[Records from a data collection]
▽
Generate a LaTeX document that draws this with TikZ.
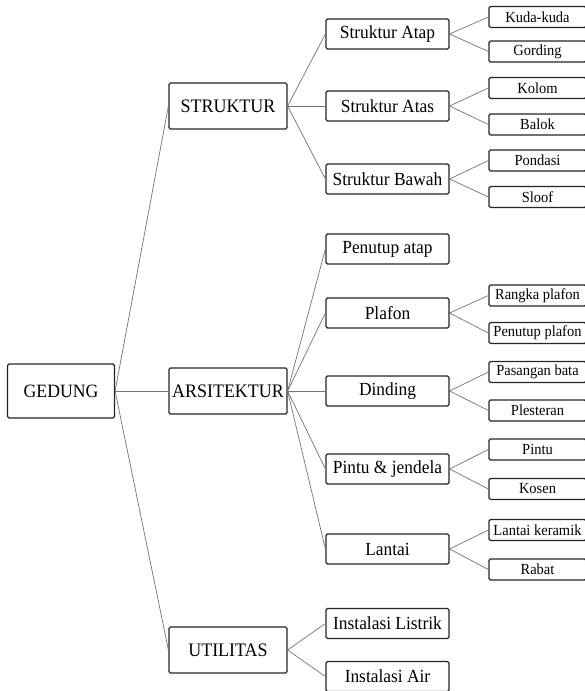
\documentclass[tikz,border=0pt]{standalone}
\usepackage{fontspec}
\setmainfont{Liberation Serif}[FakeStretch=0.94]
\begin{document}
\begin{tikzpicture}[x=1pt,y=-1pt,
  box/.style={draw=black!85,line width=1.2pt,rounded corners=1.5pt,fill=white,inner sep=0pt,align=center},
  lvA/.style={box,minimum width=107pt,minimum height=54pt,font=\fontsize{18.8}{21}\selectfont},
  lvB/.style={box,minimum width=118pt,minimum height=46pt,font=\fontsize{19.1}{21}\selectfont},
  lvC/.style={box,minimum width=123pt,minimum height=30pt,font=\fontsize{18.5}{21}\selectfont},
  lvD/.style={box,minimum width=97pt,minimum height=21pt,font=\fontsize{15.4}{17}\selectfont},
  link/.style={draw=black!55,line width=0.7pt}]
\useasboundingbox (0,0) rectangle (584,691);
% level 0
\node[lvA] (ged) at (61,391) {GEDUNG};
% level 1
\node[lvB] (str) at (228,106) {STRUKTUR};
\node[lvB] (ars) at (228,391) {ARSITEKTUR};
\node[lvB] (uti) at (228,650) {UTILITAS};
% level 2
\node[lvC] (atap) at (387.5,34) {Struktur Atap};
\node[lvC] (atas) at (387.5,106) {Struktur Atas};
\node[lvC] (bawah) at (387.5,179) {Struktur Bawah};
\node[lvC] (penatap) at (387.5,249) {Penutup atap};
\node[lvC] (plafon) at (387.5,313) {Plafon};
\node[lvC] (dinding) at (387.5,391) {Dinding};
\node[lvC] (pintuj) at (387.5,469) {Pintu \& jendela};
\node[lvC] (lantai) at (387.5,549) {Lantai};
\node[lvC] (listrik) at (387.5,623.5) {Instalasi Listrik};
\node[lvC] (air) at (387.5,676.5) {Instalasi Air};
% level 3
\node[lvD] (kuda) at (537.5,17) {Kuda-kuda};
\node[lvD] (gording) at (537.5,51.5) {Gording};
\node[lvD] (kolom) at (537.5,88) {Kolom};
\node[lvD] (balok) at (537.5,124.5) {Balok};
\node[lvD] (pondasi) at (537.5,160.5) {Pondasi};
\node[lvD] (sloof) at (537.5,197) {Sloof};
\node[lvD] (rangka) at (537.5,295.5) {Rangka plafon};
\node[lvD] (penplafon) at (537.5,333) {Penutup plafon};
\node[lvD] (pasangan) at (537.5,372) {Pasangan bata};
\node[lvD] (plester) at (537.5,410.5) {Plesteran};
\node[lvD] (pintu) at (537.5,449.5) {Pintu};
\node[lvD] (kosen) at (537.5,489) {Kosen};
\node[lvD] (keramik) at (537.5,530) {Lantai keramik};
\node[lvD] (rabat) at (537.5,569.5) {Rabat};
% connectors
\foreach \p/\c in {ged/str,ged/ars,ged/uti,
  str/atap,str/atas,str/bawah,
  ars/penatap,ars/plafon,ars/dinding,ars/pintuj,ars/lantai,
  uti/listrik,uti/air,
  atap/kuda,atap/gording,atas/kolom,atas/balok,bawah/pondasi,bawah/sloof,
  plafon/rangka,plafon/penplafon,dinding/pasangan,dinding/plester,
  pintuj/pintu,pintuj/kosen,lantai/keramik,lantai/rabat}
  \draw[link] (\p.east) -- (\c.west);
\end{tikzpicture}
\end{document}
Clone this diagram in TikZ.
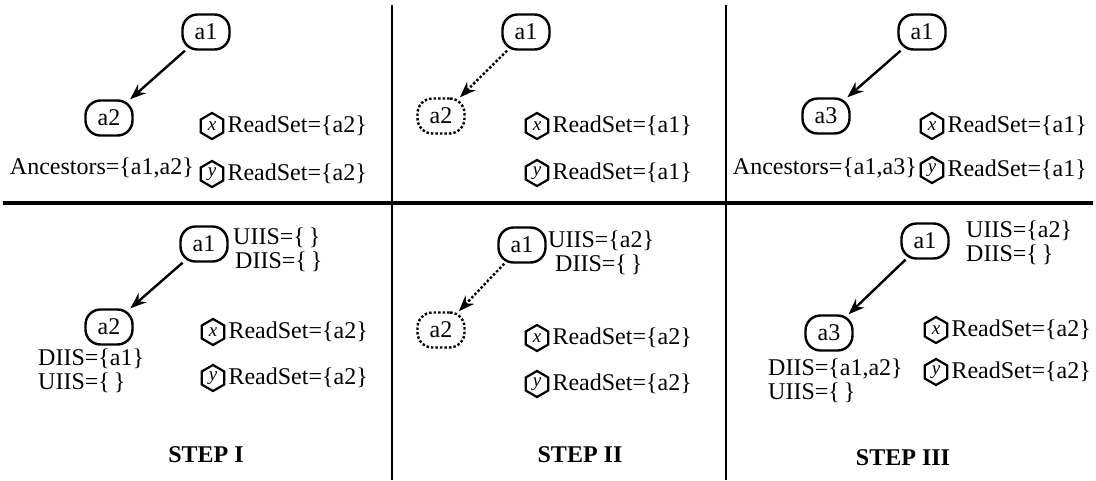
△
- [WRITTEN TASK]: Restate each entry word for word, please, but drop any images it holds.

- [COMPLETE RESPONSE]:
Generate a LaTeX document that draws this with TikZ.
\documentclass[tikz,border=0pt]{standalone}
\usepackage{fontspec}
\setmainfont{Liberation Serif}[FakeStretch=0.94]
\begin{document}
\begin{tikzpicture}[x=1pt,y=-1pt,
  box/.style={draw=black!85,line width=1.2pt,rounded corners=1.5pt,fill=white,inner sep=0pt,align=center},
  lvA/.style={box,minimum width=107pt,minimum height=54pt,font=\fontsize{18.8}{21}\selectfont},
  lvB/.style={box,minimum width=118pt,minimum height=46pt,font=\fontsize{19.1}{21}\selectfont},
  lvC/.style={box,minimum width=123pt,minimum height=30pt,font=\fontsize{18.5}{21}\selectfont},
  lvD/.style={box,minimum width=97pt,minimum height=21pt,font=\fontsize{15.4}{17}\selectfont},
  link/.style={draw=black!55,line width=0.7pt}]
\useasboundingbox (0,0) rectangle (584,691);
% level 0
\node[lvA] (ged) at (61,391) {GEDUNG};
% level 1
\node[lvB] (str) at (228,106) {STRUKTUR};
\node[lvB] (ars) at (228,391) {ARSITEKTUR};
\node[lvB] (uti) at (228,650) {UTILITAS};
% level 2
\node[lvC] (atap) at (387.5,34) {Struktur Atap};
\node[lvC] (atas) at (387.5,106) {Struktur Atas};
\node[lvC] (bawah) at (387.5,179) {Struktur Bawah};
\node[lvC] (penatap) at (387.5,249) {Penutup atap};
\node[lvC] (plafon) at (387.5,313) {Plafon};
\node[lvC] (dinding) at (387.5,391) {Dinding};
\node[lvC] (pintuj) at (387.5,469) {Pintu \& jendela};
\node[lvC] (lantai) at (387.5,549) {Lantai};
\node[lvC] (listrik) at (387.5,623.5) {Instalasi Listrik};
\node[lvC] (air) at (387.5,676.5) {Instalasi Air};
% level 3
\node[lvD] (kuda) at (537.5,17) {Kuda-kuda};
\node[lvD] (gording) at (537.5,51.5) {Gording};
\node[lvD] (kolom) at (537.5,88) {Kolom};
\node[lvD] (balok) at (537.5,124.5) {Balok};
\node[lvD] (pondasi) at (537.5,160.5) {Pondasi};
\node[lvD] (sloof) at (537.5,197) {Sloof};
\node[lvD] (rangka) at (537.5,295.5) {Rangka plafon};
\node[lvD] (penplafon) at (537.5,333) {Penutup plafon};
\node[lvD] (pasangan) at (537.5,372) {Pasangan bata};
\node[lvD] (plester) at (537.5,410.5) {Plesteran};
\node[lvD] (pintu) at (537.5,449.5) {Pintu};
\node[lvD] (kosen) at (537.5,489) {Kosen};
\node[lvD] (keramik) at (537.5,530) {Lantai keramik};
\node[lvD] (rabat) at (537.5,569.5) {Rabat};
% connectors
\foreach \p/\c in {ged/str,ged/ars,ged/uti,
  str/atap,str/atas,str/bawah,
  ars/penatap,ars/plafon,ars/dinding,ars/pintuj,ars/lantai,
  uti/listrik,uti/air,
  atap/kuda,atap/gording,atas/kolom,atas/balok,bawah/pondasi,bawah/sloof,
  plafon/rangka,plafon/penplafon,dinding/pasangan,dinding/plester,
  pintuj/pintu,pintuj/kosen,lantai/keramik,lantai/rabat}
  \draw[link] (\p.east) -- (\c.west);
\end{tikzpicture}
\end{document}
Clone this diagram in TikZ.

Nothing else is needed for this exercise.